Kāla-mādhava
- Author: Madhavacharya
- Original title: काल-माधव
- Language: sa
- Subject: philosophy of time
- Publication date: c. 1336
- Publication place: Vijayanagara Empire

= Kāla-mādhava =

Kāla-mādhava is a c. 1336 CE Sanskrit-language treatise written by Madhavacharya alias Vidyarayana, in the Vijayanagara Empire of present-day India. The text aims to help the readers determine appropriate times for Hindu religious observances. It is also known as Kāla-nirṇaya ("determination or fixing of times") or Kāla-mādhavīya.

== Content ==

Madhava states that he composed Kāla-mādhava after writing a commentary on the dharma-śāstra text Parāśara-smṛti. According to him, the text aims to determine the time of performance of the dharma (duties) expounded in the Parāśara-smṛti. The text refers to several earlier writers and works, including Kala-darsha, Bhoja's work on the Shaiva agama, Muhurta-vidhana-sara, Vaṭeśvara-siddhānta, Vasishtha Ramayana, Siddhānta Shiromani, and Hemadri's Vrata-khanda and Dana-khanda.

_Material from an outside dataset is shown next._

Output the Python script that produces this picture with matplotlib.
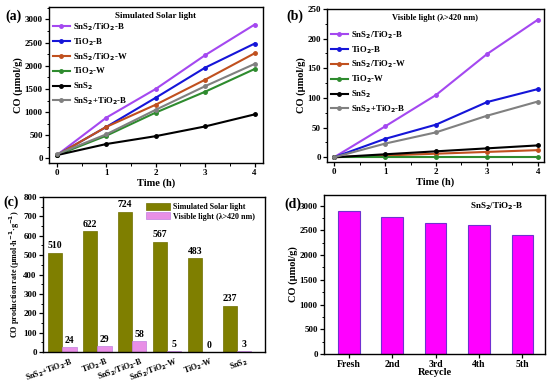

The treatise includes a 129-verse introductory synopsis Kāla-nirnaya-kārikā. It contains five chapters (prakaranas):

1. Upodghata: discussion on time (kāla) and its nature
2. Vatsara: discussion on the periods of time:
  - year, including lengths of the year according to various calendars
  - solstices (āyāna)
  - seasons
  - months, including intercalary months and acts allowed/prohibited in these months
  - fortnights (paksha)
3. Pratipat: tithi (lunar day), duration of a tithi, types of tithis, rules for performances of religious rites and observances on the first tithi, muhūrta
4. Dvitiyaditithi: rules for the rest of the tithis (second to fifteenth), performance of vratas for each tithi,
5. Prakirnaka (miscellaneous): nakshatras for various acts, yoga (angular relationship between the Sun and the Moon), karana (half of a tithi), sankranti, eclipses

== Editions ==

- Chandrakant Tarkalankar (1885). "Kālanirṇaya (Kālamādhava): being a treatise on the time proper for religious observances by Mādhavācārya"
- Kāla-mādhava, or Mādhavīya Kāla-nirṇaya (1876); published by Benares Sanskrit Press
- Kâlamâdhava, edited by Pandit Ratna Gopal Bhatta (1909), Chowkhamba Sanskrit Series
- Kala Madhav Karika (कालमाधवकारिका), with an introduction by Bhatta Vaidyanatha Suri (2014); published by Anandashram Sanstha, Pune

== Commentaries ==

- Nārāyaṇa Bhaṭṭa's commentary on introductory verses of Kalamadhava, 1540-1570 CE
- Kāla-mādhava-lakṣmī by Lakshmi-devi Payagunda, c. 18th century
- A vyākhyā by Umā, fl. 1400-1450; she belonged to the Mudgala gotra (clan), and was a resident of Kherada

Raghunandana (16th century) frequently quotes Kāla-mādhava.